The probability that adults report bad health is significantly higher when bad thermal comfort is perceived; across the EU this probability is 1.7 times the one when good thermal comfort is perceived.


Figure 4. Health in too cold buildings for EU28 status (share within subset and number of adults).

Conclusion and discussion

The results described in this paper based on EU-SILC variables on quality of buildings and general health show statistically significant interdependencies. However, additional analysis are needed to understand for example the influence of economic issues of households and individuals, regional patterns or energy poverty on health. Based on the results shown here, we observed that structural problems of the building like leaking roofs, damp walls (etc.), buildings’ ability to provide comfortable temperatures in winter, lack of daylight seem to act as similarly strong accelerators and/or indicators for health problems. On average the relative share of adults reporting poor health increases 30 to 70% when at least one of the above-mentioned deficiencies is reported compared to the group of people who do not perceive such deficiencies.

However, as indicated above this study so far focused on a small selected sample of relevant variables influencing health. On the other hand like in the analyses of Thomson and Snell (2012) who focused their EU SILC analyses on energy poverty, the strengths of the correlations are moderate. This is why on the one hand we found statistically highly significant correlations between the presented variables. This means, that there are many other variables apart from the ones analyzed in this study, also having a very significant impact on a person’s perceived general health. Obviously personal and environmental variables determine health.
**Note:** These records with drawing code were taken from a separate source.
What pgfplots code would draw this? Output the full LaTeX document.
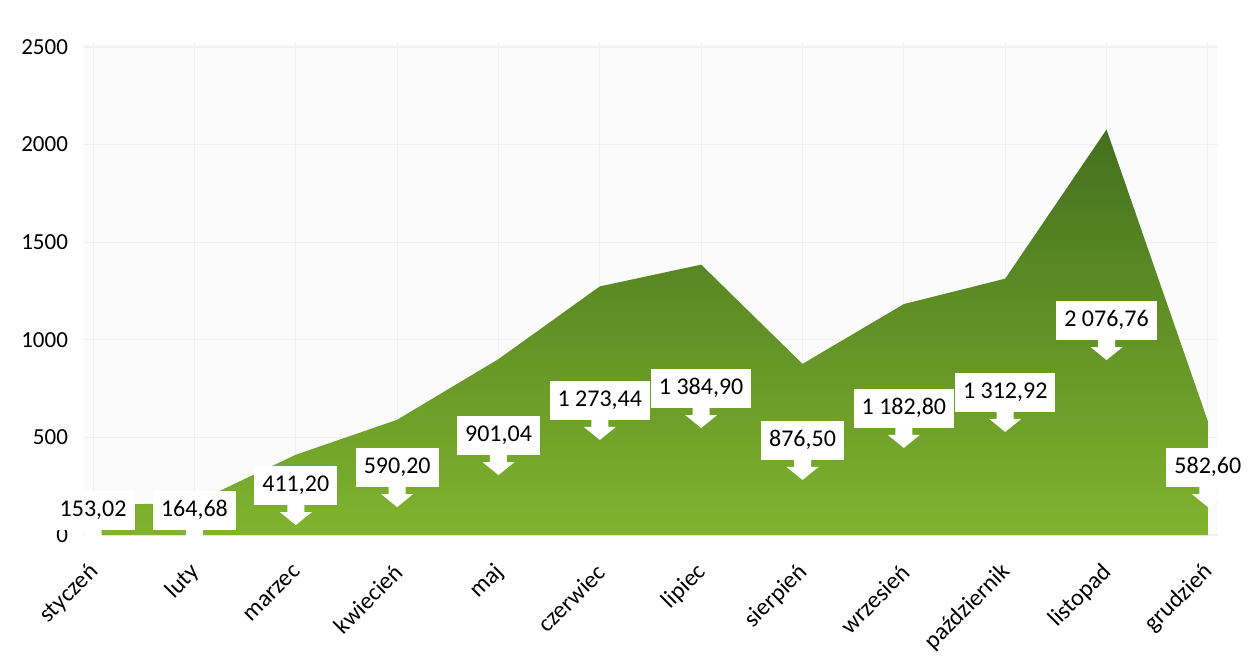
\documentclass[border=0pt]{standalone}
\usepackage{fontspec}
\setmainfont{Carlito}
\usepackage{pgfplots}
\usepackage{pgfplotstable}
\pgfplotsset{compat=1.18}

\definecolor{zgora}{RGB}{68,112,30}
\definecolor{zsrodek}{RGB}{106,160,40}
\definecolor{zdol}{RGB}{128,180,46}

% x, wartosc, y grota strzalki etykiety
\pgfplotstableread{
x v tip
0 153.02 -77
1 164.68 -77
2 411.20 51
3 590.20 143
4 901.04 307
5 1273.44 487
6 1384.90 548
7 876.50 282
8 1182.80 446
9 1312.92 528
10 2076.76 896
11 582.60 143
}\dane

\pgfdeclareplotmark{strzalka}{%
  \pgfpathmoveto{\pgfpoint{0pt}{0pt}}%
  \pgfpathlineto{\pgfpoint{8pt}{6.5pt}}%
  \pgfpathlineto{\pgfpoint{4.25pt}{6.5pt}}%
  \pgfpathlineto{\pgfpoint{4.25pt}{10.5pt}}%
  \pgfpathlineto{\pgfpoint{-4.25pt}{10.5pt}}%
  \pgfpathlineto{\pgfpoint{-4.25pt}{6.5pt}}%
  \pgfpathlineto{\pgfpoint{-8pt}{6.5pt}}%
  \pgfpathclose
  \pgfusepathqfill
}

\begin{document}
\begin{tikzpicture}
\begin{axis}[
  scale only axis,
  width=567.5pt, height=246pt,
  xmin=-0.1, xmax=11.1,
  ymin=0, ymax=2520,
  clip=false,
  axis line style={draw=none},
  tick style={draw=none},
  xtick={0,...,11},
  xticklabels={styczeń,luty,marzec,kwiecień,maj,czerwiec,lipiec,sierpień,wrzesień,październik,listopad,grudzień},
  xticklabel style={rotate=45, anchor=east, font=\fontsize{12}{12}\selectfont,
    xshift=-1.5pt, yshift=-6pt},
  xticklabel shift=9pt,
  ytick={0,500,...,2500},
  yticklabel style={font=\fontsize{11.5}{12}\selectfont, xshift=-4pt},
  /pgf/number format/assume math mode=true,
  /pgf/number format/1000 sep={},
  grid=major,
  major grid style={draw=black!6, line width=0.6pt},
  axis background/.style={fill=black!1.5},
  ]
  \addplot[draw=none, top color=zgora, middle color=zsrodek, bottom color=zdol]
    table[x=x, y=v] {\dane} \closedcycle;

  \addplot[only marks, mark=strzalka, fill=white, draw=none,
    point meta=\thisrow{v},
    nodes near coords={\pgfmathprintnumber[fixed, fixed zerofill, precision=2, use comma, 1000 sep={\ }, assume math mode=true]{\pgfplotspointmeta}},
    every node near coord/.append style={anchor=south, yshift=10pt, fill=white,
      inner xsep=4pt, inner ysep=0pt, minimum height=19.5pt, text=black,
      font=\fontsize{12}{12}\selectfont}]
    table[x=x, y=tip] {\dane};
\end{axis}
\pgfresetboundingbox
\path[use as bounding box] (-41.5pt,-63pt) rectangle (587.5pt,267.5pt);
\end{tikzpicture}
\end{document}
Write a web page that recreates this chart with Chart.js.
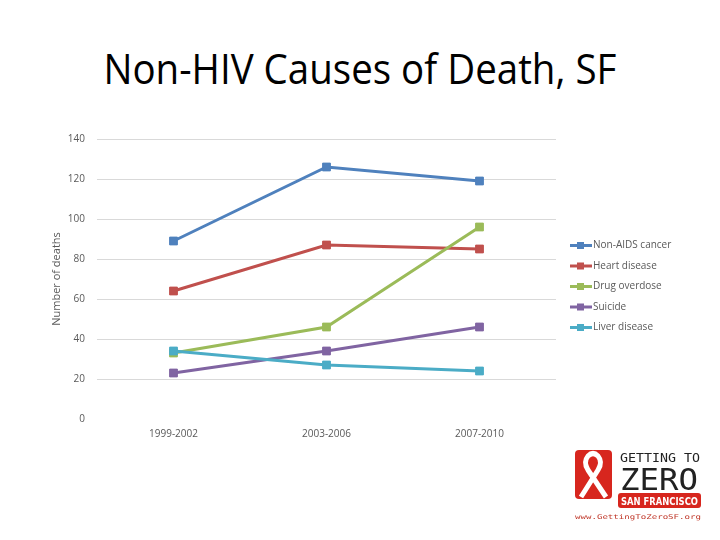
<!DOCTYPE html>
<html>
<head>
<meta charset="utf-8">
<script src="https://cdn.jsdelivr.net/npm/chart.js@4/dist/chart.umd.min.js"></script>
<style>
  html, body { margin: 0; padding: 0; background: #fff; }
  body { width: 720px; height: 540px; position: relative; overflow: hidden; }
  #title {
    position: absolute; left: 0; top: 40px; width: 720px; text-align: center;
    font-family: "Open Sans", sans-serif; font-size: 42px; line-height: 56px; color: #000;
  }
  #title span { display: inline-block; transform-origin: center; }
  #wrap { position: absolute; left: 40px; top: 121px; width: 650px; height: 330px; }
  #logo { position: absolute; left: 0; top: 0; }
</style>
</head>
<body>
<div id="title"><span>Non-HIV Causes of Death, SF</span></div>
<div id="wrap"><canvas id="myChart"></canvas></div>
<svg id="logo" width="720" height="540" viewBox="0 0 720 540">
  <rect x="575" y="450" width="37" height="49" rx="4" fill="#d7261e"/>
  <path d="M581 497 L598 470 Q603 462 598 456 Q593 451 588 456 Q583 462 588 470 L606 497" stroke="#fff" stroke-width="5" fill="none" stroke-linejoin="round"/>
  <text x="620" y="462" font-family="DejaVu Sans Mono, monospace" font-size="13" fill="#222" textLength="80" lengthAdjust="spacingAndGlyphs">GETTING TO</text>
  <text x="620" y="490" font-family="DejaVu Sans Mono, monospace" font-size="31" fill="#222" textLength="78" lengthAdjust="spacingAndGlyphs">ZERO</text>
  <rect x="618" y="493" width="83" height="15" rx="3" fill="#d7261e"/>
  <text x="621" y="505" font-family="DejaVu Sans Condensed, DejaVu Sans, sans-serif" font-weight="bold" font-size="11" fill="#fff" textLength="77" lengthAdjust="spacingAndGlyphs">SAN FRANCISCO</text>
  <text x="575" y="519" font-family="DejaVu Sans Mono, monospace" font-size="6.5" fill="#c0392b" textLength="126" lengthAdjust="spacingAndGlyphs">www.GettingToZeroSF.org</text>
</svg>
<script>
const categories = ["1999-2002", "2003-2006", "2007-2010"];
const seriesNames = ["Non-AIDS cancer", "Heart disease", "Drug overdose", "Suicide", "Liver disease"];
const cancer = [89, 126, 119];
const heart = [64, 87, 85];
const overdose = [33, 46, 96];
const suicide = [23, 34, 46];
const liver = [34, 27, 24];
const yMax = 140;
const yStep = 20;

const colores = ["#4F81BD", "#C0504D", "#9BBB59", "#8064A2", "#4BACC6"];
const valores = [cancer, heart, overdose, suicide, liver];

// fit the slide title to the width it has in the slide
const tituloSpan = document.querySelector("#title span");
const anchoTitulo = tituloSpan.getBoundingClientRect().width;
tituloSpan.style.transform = `scaleX(${513 / anchoTitulo})`;

const datasets = valores.map((serie, i) => {
  return {
    label: seriesNames[i],
    data: serie,
    borderColor: colores[i],
    backgroundColor: colores[i],
    borderWidth: 3,
    pointStyle: "rect",
    pointRadius: 5.5,
    pointBorderWidth: 1,
    tension: 0,
    order: valores.length - i,
  };
});

// legend on the right side, like the Excel one
const leyendaLateral = {
  id: "leyendaLateral",
  afterDraw(chart) {
    const ctx = chart.ctx;
    ctx.save();
    chart.data.datasets.forEach((ds, i) => {
      const y = 124.5 + i * 20.5;
      ctx.strokeStyle = ds.borderColor;
      ctx.lineWidth = 3;
      ctx.beginPath();
      ctx.moveTo(530, y);
      ctx.lineTo(552, y);
      ctx.stroke();
      ctx.fillStyle = ds.borderColor;
      ctx.fillRect(537, y - 3.5, 7, 7);
      ctx.fillStyle = "#595959";
      ctx.font = '10px "Open Sans"';
      ctx.textBaseline = "middle";
      ctx.fillText(ds.label, 553, y);
    });
    ctx.restore();
  },
};

const config = {
  type: "line",
  data: { labels: categories, datasets },
  options: {
    responsive: true,
    maintainAspectRatio: false,
    animation: false,
    layout: { padding: { left: 6, right: 134, top: 9, bottom: 0 } },
    plugins: { legend: { display: false }, tooltip: { enabled: false } },
    scales: {
      x: {
        offset: true,
        grid: { display: false, drawTicks: false },
        border: { display: false },
        ticks: { color: "#595959", font: { family: "Open Sans", size: 10 }, padding: 9 },
        afterFit: (scale) => { scale.height = 32; },
      },
      y: {
        min: 0,
        max: yMax,
        grid: {
          drawTicks: false,
          color: (c) => (c.tick && c.tick.value === 0 ? "rgba(0,0,0,0)" : "#d9d9d9"),
        },
        border: { display: false },
        ticks: { stepSize: yStep, color: "#595959", font: { family: "Open Sans", size: 10 }, padding: 12 },
        title: {
          display: true,
          text: "Number of deaths",
          color: "#595959",
          font: { family: "Open Sans", size: 11 },
          padding: { top: 4, bottom: 0 },
        },
        afterFit: (scale) => { scale.width = 51; },
      },
    },
  },
  plugins: [leyendaLateral],
};

const myChart = document.querySelector("#myChart");
new Chart(myChart, config);
</script>
</body>
</html>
Yet, we feel that buildings, which in this equation at least in Europe occupy 90% of the environmental variables’ time are very much under-represented in today’s overarching discussion about sustainability, which eventually is about shaping the world in a way that leads to sustained individual and societal health.

Above mentioned problems like dampness, darkness, too cold in winter or overheating in summer clearly hint at buildings in need of renovation. According to EUROSTAT (2012), ca. 58% of EU’s population live in detached and semi-detached single-family homes; our results also show that around 4 out of 5 of these dwelling types are owned by private owners. This means, that this group is crucial to successfully increase the renovation rate as implicated in the proposal for the amending directive on energy performance of buildings (European Commission, 2016) and needs to be addressed by incentives, renovation policies and awareness raising as well as information campaigns.

To reveal more insights, further research is ongoing to examine the linkage between health and building status, but also considering the economic status of building’s occupants. This analysis considers additional variables such as health prevalence of building occupants for example due to age, occupancy status and, economic status, income level, existing chronical illnesses, medical care system of respective country, etc. In this sense, a prediction model and additional multiple correlations for health considering selected variables of building and economic status and previous mentioned variables could reveal insights on the impact on health, but also more general insights into causes and effects within the triangle of clusters of variables described above. Furthermore, analysis shall evaluate the development of the building and economic status as well as general health aspects over time to observe the impact of policy measures and to derive recommendations for priority areas for action. This can also reveal insights on causal chains between building status, economic situation and health aspects explaining energy poverty.

Acknowledgements

This research was supported by VELUX A/S. The research was conducted by experts from Ecofys Germany GmbH, with assistance of experts from VELUX A/S.